╭─ Material for this task

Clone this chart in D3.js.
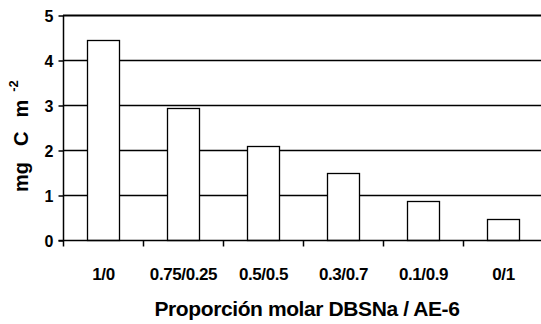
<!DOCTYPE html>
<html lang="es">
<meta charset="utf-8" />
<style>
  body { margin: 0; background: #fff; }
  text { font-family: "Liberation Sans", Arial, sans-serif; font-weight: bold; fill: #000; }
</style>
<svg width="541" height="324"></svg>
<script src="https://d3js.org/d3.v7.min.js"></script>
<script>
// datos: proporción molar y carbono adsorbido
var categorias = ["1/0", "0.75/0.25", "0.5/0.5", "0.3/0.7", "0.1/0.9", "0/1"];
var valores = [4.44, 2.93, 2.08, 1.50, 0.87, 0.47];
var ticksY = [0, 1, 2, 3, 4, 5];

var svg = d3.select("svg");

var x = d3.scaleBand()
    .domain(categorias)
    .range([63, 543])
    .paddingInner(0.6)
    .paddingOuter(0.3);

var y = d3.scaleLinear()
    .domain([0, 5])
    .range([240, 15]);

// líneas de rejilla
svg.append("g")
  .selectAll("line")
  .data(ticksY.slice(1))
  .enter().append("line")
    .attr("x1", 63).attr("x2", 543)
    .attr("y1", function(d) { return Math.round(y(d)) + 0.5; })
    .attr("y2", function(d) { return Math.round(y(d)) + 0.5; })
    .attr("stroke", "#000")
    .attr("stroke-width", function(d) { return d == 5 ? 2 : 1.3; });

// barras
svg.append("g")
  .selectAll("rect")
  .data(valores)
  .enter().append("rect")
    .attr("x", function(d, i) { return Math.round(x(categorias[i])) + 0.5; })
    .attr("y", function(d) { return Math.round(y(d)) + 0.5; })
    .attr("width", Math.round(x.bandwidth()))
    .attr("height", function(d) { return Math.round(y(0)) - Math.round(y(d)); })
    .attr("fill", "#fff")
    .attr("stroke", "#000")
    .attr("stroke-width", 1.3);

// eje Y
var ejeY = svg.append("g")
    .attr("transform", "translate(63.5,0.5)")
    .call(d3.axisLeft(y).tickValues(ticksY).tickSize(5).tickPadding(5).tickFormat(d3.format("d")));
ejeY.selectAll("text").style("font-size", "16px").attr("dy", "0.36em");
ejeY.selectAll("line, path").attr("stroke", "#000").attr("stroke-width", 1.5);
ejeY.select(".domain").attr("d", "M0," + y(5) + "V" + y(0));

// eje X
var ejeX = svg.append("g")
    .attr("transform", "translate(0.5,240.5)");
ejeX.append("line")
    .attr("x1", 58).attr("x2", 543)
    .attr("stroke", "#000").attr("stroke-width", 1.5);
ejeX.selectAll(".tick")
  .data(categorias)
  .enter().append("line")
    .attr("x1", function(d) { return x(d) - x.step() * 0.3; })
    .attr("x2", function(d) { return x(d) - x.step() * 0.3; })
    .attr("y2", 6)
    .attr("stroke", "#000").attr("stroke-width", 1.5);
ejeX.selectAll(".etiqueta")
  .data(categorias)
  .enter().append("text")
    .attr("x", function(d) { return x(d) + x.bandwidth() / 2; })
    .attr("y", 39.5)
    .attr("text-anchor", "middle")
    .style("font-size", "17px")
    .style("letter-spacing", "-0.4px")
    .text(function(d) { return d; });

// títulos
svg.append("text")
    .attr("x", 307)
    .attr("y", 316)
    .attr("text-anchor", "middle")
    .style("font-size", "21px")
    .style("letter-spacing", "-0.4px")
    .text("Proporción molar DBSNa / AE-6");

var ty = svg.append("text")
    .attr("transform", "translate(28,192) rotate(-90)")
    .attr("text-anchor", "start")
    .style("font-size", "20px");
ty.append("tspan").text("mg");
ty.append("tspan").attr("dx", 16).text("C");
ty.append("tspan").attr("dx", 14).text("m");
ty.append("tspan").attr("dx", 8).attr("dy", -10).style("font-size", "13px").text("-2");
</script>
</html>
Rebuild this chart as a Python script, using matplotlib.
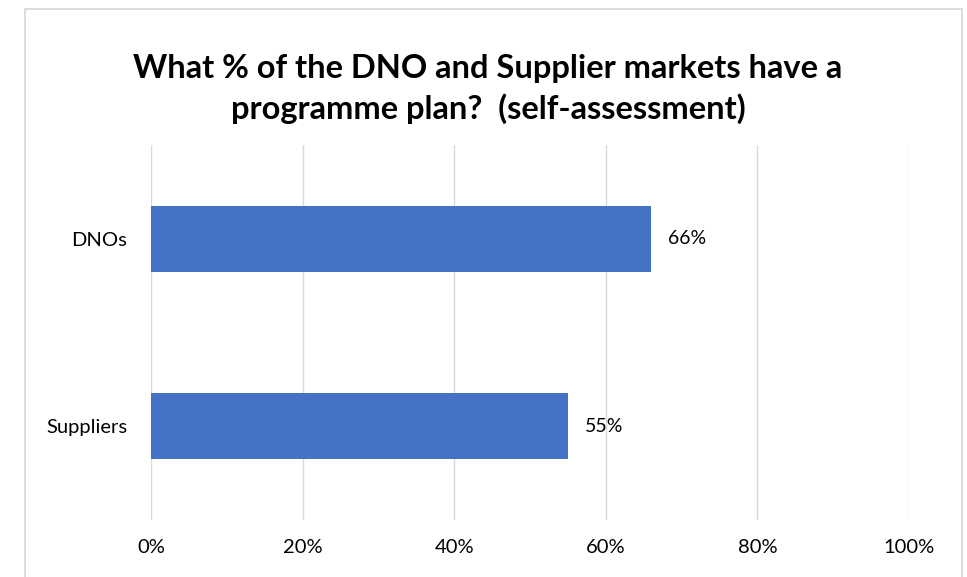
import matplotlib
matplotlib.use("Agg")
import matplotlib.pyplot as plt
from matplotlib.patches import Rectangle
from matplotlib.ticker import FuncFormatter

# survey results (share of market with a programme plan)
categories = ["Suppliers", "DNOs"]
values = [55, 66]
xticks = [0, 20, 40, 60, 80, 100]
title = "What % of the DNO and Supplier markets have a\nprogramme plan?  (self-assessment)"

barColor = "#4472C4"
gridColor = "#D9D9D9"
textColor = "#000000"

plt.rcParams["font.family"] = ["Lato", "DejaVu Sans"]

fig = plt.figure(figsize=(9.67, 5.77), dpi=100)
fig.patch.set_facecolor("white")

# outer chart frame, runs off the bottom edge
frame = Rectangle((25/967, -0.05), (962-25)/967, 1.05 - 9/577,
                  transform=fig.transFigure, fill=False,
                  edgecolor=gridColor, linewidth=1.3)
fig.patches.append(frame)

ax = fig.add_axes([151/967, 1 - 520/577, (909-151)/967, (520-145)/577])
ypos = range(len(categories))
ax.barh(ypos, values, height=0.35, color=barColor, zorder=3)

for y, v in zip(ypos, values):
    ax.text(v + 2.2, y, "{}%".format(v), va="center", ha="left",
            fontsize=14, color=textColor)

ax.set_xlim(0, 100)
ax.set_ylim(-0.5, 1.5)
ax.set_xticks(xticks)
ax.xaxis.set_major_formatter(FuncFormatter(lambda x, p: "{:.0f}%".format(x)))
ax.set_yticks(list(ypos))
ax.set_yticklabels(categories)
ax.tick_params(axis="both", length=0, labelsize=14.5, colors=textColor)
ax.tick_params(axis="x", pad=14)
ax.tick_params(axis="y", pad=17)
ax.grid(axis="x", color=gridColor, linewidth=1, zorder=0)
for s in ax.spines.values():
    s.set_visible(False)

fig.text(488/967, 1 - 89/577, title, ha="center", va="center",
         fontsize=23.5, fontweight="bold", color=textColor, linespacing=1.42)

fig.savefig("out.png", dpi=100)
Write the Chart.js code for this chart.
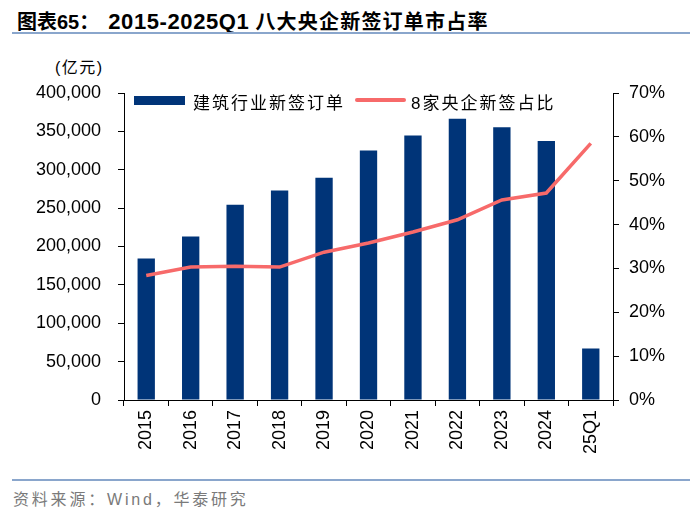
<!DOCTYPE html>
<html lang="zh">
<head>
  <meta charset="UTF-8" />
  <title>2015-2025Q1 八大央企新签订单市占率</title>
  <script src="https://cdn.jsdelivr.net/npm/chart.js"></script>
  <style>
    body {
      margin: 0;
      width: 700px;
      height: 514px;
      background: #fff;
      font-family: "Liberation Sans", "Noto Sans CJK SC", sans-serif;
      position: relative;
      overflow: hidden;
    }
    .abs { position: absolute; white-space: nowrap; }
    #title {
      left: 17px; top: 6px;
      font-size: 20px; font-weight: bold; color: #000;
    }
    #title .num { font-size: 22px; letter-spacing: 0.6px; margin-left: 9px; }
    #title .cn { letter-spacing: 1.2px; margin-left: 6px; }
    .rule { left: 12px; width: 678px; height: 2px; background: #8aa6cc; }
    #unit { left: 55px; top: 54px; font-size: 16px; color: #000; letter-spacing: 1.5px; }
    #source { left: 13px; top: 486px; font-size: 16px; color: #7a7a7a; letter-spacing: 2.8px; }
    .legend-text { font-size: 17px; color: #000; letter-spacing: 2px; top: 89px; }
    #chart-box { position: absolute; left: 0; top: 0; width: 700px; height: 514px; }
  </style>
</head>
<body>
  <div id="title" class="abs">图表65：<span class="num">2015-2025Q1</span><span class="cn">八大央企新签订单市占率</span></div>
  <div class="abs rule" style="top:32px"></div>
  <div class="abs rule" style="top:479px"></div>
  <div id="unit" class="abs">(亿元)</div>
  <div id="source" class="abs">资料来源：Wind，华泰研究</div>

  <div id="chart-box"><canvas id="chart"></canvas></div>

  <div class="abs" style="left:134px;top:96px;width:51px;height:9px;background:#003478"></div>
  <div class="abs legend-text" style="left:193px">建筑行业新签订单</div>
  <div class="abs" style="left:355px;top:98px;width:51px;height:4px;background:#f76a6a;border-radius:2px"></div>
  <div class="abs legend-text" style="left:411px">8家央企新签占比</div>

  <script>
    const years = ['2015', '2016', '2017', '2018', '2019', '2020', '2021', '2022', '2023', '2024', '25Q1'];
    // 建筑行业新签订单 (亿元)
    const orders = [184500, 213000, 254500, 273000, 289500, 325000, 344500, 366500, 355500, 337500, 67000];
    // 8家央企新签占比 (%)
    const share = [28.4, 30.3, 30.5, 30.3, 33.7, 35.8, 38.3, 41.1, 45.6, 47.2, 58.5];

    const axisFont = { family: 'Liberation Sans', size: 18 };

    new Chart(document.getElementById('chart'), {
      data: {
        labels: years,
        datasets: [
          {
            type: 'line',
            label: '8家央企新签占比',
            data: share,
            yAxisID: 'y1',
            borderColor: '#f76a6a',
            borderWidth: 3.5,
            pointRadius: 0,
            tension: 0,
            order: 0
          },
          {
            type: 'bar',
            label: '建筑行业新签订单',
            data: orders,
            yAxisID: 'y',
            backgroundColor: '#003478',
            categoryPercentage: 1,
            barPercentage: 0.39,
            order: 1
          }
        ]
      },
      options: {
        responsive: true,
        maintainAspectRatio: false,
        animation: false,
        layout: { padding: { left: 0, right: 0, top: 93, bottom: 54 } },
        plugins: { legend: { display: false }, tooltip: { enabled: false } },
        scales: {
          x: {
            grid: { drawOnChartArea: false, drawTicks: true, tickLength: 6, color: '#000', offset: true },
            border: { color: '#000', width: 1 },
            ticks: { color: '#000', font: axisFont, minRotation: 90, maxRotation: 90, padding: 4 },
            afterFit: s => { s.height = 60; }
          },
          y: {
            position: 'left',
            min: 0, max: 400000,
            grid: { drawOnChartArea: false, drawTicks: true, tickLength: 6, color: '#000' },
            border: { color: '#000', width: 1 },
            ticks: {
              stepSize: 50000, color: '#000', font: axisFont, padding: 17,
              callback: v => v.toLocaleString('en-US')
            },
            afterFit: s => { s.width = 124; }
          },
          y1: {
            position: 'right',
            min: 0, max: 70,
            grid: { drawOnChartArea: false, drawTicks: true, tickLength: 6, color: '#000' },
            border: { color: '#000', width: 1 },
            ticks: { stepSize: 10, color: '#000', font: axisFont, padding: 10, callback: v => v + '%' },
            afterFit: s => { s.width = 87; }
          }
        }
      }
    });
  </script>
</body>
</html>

╰─

_Exercise directions:_
Each line that holds the word "script" is to be copied.

_Expected answer:_
<script src="https://d3js.org/d3.v7.min.js"></script>
<script>
</script>
Rebuild this chart as a Python script, using matplotlib.
  <script src="https://cdn.jsdelivr.net/npm/chart.js"></script>
  <script>
  </script>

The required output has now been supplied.